El cambio, en este contexto, no es un proceso orgánico, sino una explosión instantánea. En vez de ser resultado de un trabajo de consenso y reflexión, el cambio es fragmentado, caótico, casi anárquico. La política ya no se debate en las cámaras del Congreso ni en las mesas de diálogo, sino en las pantallas de nuestros dispositivos, donde las emociones se comercian con mayor valor que las ideas. Y en ese espacio, donde todo se vuelve líquido, el discurso político se diluye, se distorsiona y se convierte en algo irreconocible.

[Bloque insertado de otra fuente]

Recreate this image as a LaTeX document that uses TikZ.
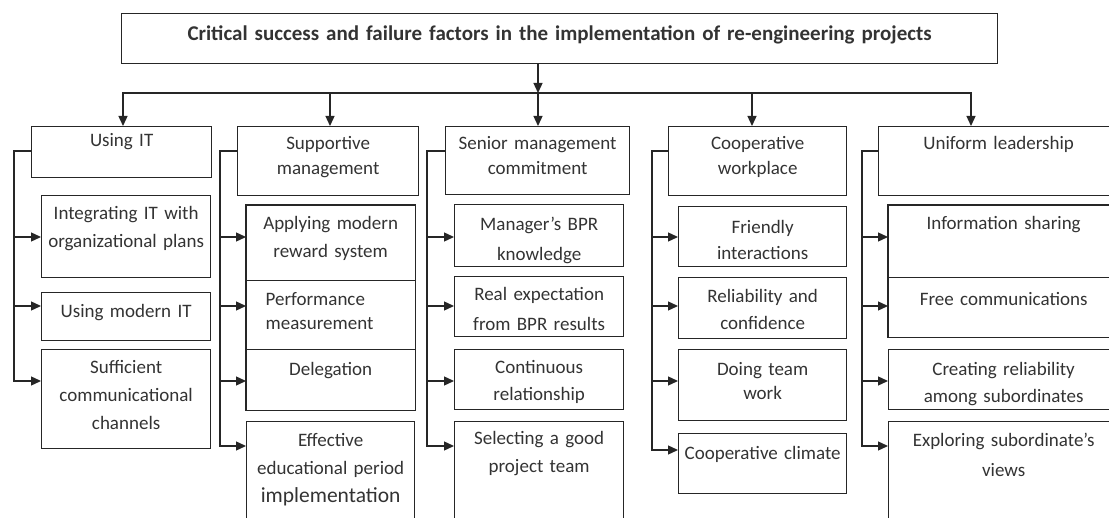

Una joven, bien vestida, en un acto cargado de símbolos de diversidad, lleva una bandera que representa a un colectivo, pero a la vez, es el mismo colectivo que aplaude la ruptura del sistema en que esas mismas identidades se han constituido. La paradoja es clara: el mismo grupo que históricamente luchó por la inclusión y los derechos humanos, ahora se enfrenta a un sistema que parece querer borrar todo lo que representaron esas luchas. Como sociedad, hemos caído en un círculo vicioso: nos hemos acostumbrado a la brutalidad de los discursos, a la idea de que la política se resume a un choque entre la “gente común” y la “élite”, sin cuestionar las raíces más profundas del sistema.

La crisis política argentina no está en las instituciones, sino en las calles, en los corazones de quienes ya no creen en nada. En un país donde la polarización es cada vez más profunda, los partidos políticos se desdibujan, y las identidades colectivas ya no parecen suficiente respuesta ante la crisis existencial. La política, que alguna vez fue el espacio del consenso, se ha transformado en una batalla sin cuartel por el control de las emociones. En este nuevo escenario, donde el marketing político y las emociones se entrelazan, la verdad se ha convertido en una mercancía cada vez más escasa.

El país ya no discute ideologías, sino que actúa en función de un profundo hartazgo. Las decisiones, tomadas a la carrera, reflejan el desconcierto de un pueblo que ha dejado de creer en los viejos relatos. En este contexto, los discursos de odio, antes marginales, ahora encuentran eco en todos los rincones de la sociedad. La normalización de la agresividad no es solo una cuestión de discurso, sino de una sociedad que ha perdido la capacidad de reconstruir los pactos que alguna vez sostuvieron la democracia. La política, en esta nueva era, se ha convertido en una cuestión de supervivencia. La gente ya no debate, solo responde. Y la respuesta es visceral, casi instintiva.

El ausentismo electoral refleja, en muchos casos, la desconexión profunda entre los ciudadanos y sus representantes. Trece millones de personas no fueron a votar en las últimas elecciones, un vacío que habla de un hartazgo generalizado. Mientras tanto, aquellos que votaron lo hicieron con la furia de quienes buscan derribar un edificio, no con la esperanza de construir uno mejor, sino con el deseo de destruir lo que ya no pueden soportar. La democracia, esa maquinaria imperfecta, ahora tambalea sobre una cuerda floja, sin los diques de contención que existen en otras partes del mundo.

Y sin embargo, el caos es el nuevo normal. El discurso incendiario ya no choca, sino que es aceptado. Nos hemos acostumbrado a la lluvia torrencial de agresiones, de promesas vacías, de palabras que queman más que curan. Y en ese torrente de ruido y confusión, la pregunta es urgente: ¿puede una sociedad sobrevivir cuando empieza a romantizar su propio colapso? Esta es la gran incógnita que atraviesa a Argentina, pero también a muchas otras sociedades hipermodernas que enfrentan la fragmentación, la desafección y la creciente incapacidad de reconstruir los consensos del pasado.